# Exercise input start
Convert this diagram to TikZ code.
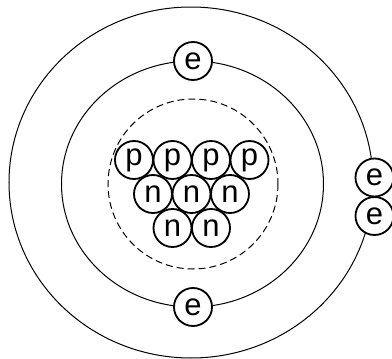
# Exercise input end
# Exercise input start
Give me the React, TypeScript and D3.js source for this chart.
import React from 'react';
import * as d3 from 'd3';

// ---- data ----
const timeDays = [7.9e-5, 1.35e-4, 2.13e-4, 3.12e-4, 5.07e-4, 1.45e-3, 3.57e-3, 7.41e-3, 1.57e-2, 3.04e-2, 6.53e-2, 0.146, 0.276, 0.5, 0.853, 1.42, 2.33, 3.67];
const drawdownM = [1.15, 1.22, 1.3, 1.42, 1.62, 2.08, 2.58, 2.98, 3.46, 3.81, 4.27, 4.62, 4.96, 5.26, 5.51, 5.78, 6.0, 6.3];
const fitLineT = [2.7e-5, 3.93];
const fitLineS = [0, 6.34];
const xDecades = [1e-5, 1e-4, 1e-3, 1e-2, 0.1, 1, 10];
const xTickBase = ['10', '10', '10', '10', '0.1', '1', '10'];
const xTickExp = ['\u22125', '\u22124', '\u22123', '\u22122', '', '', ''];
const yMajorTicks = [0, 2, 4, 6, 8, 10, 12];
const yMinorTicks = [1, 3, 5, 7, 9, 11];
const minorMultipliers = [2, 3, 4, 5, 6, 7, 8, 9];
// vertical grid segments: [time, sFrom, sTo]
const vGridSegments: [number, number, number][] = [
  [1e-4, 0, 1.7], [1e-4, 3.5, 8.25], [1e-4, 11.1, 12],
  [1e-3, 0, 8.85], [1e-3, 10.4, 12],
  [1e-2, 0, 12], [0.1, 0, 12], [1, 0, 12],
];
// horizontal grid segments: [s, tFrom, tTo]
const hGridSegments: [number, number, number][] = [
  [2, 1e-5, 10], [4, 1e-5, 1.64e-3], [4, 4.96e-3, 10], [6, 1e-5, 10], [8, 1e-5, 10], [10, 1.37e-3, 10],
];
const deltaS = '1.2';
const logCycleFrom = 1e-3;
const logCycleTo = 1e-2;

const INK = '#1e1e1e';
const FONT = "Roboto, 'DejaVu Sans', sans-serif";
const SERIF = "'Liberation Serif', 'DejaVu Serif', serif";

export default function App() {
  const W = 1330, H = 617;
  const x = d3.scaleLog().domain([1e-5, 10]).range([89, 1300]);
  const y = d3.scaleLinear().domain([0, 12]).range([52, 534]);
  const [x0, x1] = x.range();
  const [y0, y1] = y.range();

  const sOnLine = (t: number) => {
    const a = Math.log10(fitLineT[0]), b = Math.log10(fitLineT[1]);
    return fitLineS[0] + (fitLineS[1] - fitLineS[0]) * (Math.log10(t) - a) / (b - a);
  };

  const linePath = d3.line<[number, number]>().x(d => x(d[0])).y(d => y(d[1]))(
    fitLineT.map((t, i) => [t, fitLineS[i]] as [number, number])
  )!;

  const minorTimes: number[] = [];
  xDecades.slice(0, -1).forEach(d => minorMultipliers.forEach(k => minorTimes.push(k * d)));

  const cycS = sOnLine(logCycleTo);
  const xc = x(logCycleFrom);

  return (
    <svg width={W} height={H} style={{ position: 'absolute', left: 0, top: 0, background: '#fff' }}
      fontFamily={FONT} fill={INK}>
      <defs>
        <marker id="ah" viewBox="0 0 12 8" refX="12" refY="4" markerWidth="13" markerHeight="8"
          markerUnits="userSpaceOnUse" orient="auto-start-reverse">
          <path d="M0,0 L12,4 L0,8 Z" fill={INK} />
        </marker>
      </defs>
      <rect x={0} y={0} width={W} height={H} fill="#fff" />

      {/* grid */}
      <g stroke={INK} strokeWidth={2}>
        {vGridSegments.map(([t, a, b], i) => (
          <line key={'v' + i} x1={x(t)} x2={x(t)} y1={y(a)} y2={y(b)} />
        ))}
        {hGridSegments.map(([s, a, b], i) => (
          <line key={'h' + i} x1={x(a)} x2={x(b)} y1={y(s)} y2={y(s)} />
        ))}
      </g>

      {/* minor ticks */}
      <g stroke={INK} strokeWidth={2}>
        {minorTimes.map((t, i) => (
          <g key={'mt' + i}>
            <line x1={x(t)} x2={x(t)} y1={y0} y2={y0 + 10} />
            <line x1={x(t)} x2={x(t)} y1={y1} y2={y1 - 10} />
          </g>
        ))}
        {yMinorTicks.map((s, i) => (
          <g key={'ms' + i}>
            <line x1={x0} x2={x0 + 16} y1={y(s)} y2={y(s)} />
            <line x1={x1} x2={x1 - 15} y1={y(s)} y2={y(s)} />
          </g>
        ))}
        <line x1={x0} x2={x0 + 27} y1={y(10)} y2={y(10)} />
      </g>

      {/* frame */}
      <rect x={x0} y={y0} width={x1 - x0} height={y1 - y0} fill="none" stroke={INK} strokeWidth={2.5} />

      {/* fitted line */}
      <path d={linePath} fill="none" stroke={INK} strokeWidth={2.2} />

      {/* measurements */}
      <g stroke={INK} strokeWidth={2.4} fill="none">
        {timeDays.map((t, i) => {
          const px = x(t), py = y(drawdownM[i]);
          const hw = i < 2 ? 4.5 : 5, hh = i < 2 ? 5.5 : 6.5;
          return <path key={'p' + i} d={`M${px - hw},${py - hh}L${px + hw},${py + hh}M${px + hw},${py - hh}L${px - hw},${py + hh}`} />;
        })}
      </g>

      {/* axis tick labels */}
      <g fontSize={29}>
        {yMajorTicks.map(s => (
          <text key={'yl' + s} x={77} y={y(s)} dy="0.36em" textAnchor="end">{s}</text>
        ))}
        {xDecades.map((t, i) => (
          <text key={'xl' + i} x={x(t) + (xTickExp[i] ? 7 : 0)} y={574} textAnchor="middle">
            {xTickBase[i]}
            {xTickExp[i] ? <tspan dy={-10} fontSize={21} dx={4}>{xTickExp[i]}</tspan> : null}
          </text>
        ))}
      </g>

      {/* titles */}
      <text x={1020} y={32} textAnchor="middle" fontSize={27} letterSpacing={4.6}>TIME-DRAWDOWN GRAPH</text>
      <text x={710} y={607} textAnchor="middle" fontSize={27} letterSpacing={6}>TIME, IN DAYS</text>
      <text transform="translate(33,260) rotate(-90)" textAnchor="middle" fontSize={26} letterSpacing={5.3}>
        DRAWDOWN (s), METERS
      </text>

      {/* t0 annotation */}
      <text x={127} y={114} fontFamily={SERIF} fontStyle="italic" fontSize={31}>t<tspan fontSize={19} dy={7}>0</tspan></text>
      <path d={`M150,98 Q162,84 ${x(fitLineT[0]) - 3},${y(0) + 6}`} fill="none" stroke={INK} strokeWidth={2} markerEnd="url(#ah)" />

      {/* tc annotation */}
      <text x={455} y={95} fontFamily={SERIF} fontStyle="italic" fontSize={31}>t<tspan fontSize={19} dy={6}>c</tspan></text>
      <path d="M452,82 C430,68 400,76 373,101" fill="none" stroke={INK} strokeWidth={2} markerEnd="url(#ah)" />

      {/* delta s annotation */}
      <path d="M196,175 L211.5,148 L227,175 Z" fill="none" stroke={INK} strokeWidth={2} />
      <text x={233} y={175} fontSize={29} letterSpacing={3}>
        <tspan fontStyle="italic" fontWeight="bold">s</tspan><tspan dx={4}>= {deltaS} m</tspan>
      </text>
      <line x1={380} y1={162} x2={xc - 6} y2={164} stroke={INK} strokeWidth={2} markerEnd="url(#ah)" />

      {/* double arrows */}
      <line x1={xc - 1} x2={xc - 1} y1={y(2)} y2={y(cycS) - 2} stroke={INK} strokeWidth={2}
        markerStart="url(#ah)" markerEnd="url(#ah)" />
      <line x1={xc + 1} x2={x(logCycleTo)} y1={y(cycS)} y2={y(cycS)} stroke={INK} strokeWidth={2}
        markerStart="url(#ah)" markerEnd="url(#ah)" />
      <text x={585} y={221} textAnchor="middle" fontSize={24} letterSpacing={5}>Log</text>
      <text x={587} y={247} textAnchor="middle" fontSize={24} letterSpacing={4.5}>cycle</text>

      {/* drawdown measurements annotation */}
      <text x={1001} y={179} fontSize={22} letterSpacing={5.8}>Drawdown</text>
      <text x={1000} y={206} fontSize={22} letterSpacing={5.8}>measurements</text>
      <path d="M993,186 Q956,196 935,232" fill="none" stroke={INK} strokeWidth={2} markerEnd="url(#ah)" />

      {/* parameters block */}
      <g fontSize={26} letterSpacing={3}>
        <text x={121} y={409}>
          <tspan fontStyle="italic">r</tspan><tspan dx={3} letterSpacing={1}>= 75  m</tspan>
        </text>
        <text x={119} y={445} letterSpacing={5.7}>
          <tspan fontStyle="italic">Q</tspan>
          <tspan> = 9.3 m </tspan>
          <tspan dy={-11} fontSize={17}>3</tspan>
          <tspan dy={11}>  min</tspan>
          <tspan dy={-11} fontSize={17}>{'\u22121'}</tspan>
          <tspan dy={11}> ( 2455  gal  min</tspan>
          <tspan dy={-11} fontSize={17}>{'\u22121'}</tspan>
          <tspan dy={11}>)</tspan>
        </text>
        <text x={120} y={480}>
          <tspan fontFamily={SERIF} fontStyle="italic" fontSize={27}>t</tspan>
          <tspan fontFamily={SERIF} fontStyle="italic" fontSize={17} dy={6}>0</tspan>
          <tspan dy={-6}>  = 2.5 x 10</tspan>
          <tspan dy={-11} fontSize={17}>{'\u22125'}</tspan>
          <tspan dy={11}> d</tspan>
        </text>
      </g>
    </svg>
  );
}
# Exercise input end
# Exercise input start
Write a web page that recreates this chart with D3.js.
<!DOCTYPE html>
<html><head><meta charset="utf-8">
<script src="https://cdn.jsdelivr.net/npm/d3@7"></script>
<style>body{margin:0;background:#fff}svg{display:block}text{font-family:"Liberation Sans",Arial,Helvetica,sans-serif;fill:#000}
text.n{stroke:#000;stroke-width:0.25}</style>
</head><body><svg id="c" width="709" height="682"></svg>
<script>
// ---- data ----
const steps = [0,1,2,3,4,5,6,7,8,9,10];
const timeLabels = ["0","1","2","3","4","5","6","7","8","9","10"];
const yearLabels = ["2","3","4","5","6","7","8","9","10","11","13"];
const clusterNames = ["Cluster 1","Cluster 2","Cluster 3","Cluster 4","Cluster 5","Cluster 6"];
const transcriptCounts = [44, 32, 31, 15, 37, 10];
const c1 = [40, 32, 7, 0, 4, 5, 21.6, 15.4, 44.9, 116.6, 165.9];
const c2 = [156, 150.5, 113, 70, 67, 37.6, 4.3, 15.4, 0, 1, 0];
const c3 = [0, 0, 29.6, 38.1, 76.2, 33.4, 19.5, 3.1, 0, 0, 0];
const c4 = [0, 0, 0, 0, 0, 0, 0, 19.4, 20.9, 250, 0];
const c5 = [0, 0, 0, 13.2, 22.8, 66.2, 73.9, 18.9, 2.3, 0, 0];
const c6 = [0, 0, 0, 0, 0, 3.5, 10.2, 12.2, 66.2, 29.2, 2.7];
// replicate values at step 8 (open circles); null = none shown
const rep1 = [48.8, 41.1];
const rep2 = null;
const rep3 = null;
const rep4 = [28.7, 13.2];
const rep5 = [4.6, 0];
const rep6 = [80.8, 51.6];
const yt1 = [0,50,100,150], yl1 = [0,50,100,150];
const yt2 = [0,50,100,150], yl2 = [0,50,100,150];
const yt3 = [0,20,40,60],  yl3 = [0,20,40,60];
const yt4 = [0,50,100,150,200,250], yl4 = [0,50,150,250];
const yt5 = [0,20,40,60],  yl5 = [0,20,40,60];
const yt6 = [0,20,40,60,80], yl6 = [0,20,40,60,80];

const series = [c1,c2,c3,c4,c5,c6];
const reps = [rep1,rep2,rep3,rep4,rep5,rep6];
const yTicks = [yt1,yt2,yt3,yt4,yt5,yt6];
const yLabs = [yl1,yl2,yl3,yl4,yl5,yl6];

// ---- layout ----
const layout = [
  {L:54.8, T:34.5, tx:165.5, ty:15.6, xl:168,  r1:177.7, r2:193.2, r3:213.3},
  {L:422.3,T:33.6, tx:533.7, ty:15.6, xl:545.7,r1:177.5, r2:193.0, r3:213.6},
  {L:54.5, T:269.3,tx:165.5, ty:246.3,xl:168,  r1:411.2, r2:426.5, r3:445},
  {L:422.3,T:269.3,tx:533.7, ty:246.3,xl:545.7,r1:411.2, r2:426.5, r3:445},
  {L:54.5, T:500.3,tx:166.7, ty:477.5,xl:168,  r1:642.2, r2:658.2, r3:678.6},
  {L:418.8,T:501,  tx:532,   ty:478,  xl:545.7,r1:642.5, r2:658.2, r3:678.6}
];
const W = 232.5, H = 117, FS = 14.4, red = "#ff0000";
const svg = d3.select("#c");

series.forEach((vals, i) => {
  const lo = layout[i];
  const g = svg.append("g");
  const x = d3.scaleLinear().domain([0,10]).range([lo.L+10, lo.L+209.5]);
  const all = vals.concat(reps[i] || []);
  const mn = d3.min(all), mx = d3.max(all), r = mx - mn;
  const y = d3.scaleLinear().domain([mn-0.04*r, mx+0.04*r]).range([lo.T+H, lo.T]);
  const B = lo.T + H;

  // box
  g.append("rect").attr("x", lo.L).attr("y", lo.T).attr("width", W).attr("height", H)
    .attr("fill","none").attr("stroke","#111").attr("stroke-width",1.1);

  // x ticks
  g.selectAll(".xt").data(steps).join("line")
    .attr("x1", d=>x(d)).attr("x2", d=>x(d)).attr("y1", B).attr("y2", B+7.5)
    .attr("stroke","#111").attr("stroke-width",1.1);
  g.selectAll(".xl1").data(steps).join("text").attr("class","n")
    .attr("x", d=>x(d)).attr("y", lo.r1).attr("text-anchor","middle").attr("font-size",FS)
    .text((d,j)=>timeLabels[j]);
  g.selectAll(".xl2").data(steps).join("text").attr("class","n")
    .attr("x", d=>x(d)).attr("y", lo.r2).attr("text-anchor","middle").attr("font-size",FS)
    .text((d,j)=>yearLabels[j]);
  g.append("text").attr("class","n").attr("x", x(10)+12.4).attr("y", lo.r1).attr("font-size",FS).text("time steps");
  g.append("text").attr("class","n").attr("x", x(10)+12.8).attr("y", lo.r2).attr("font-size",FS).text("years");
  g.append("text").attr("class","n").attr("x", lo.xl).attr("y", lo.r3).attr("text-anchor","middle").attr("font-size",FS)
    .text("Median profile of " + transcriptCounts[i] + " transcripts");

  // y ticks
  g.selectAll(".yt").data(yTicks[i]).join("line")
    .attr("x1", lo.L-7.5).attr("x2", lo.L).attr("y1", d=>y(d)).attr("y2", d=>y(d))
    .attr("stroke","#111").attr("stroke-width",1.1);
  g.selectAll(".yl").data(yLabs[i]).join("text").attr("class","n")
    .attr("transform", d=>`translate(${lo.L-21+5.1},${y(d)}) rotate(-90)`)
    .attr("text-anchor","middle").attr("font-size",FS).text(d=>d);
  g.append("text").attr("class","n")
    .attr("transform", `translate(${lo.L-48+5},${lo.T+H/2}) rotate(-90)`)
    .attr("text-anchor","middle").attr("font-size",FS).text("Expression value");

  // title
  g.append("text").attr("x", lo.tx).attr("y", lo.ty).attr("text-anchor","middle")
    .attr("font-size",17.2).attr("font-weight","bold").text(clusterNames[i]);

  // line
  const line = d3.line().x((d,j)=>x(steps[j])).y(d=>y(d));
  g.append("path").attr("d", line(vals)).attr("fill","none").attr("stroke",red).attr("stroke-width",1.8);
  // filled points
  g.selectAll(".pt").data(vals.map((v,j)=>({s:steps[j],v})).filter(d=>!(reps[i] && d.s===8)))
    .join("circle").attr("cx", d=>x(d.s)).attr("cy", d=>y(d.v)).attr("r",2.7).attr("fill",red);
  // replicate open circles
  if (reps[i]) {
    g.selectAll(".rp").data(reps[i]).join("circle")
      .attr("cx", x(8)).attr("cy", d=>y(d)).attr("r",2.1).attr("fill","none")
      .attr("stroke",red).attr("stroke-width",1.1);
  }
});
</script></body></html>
# Exercise input end
Challenge:
Pull out each line holding the string "this".

Exercise result:
Convert this diagram to TikZ code.
Give me the React, TypeScript and D3.js source for this chart.
Write a web page that recreates this chart with D3.js.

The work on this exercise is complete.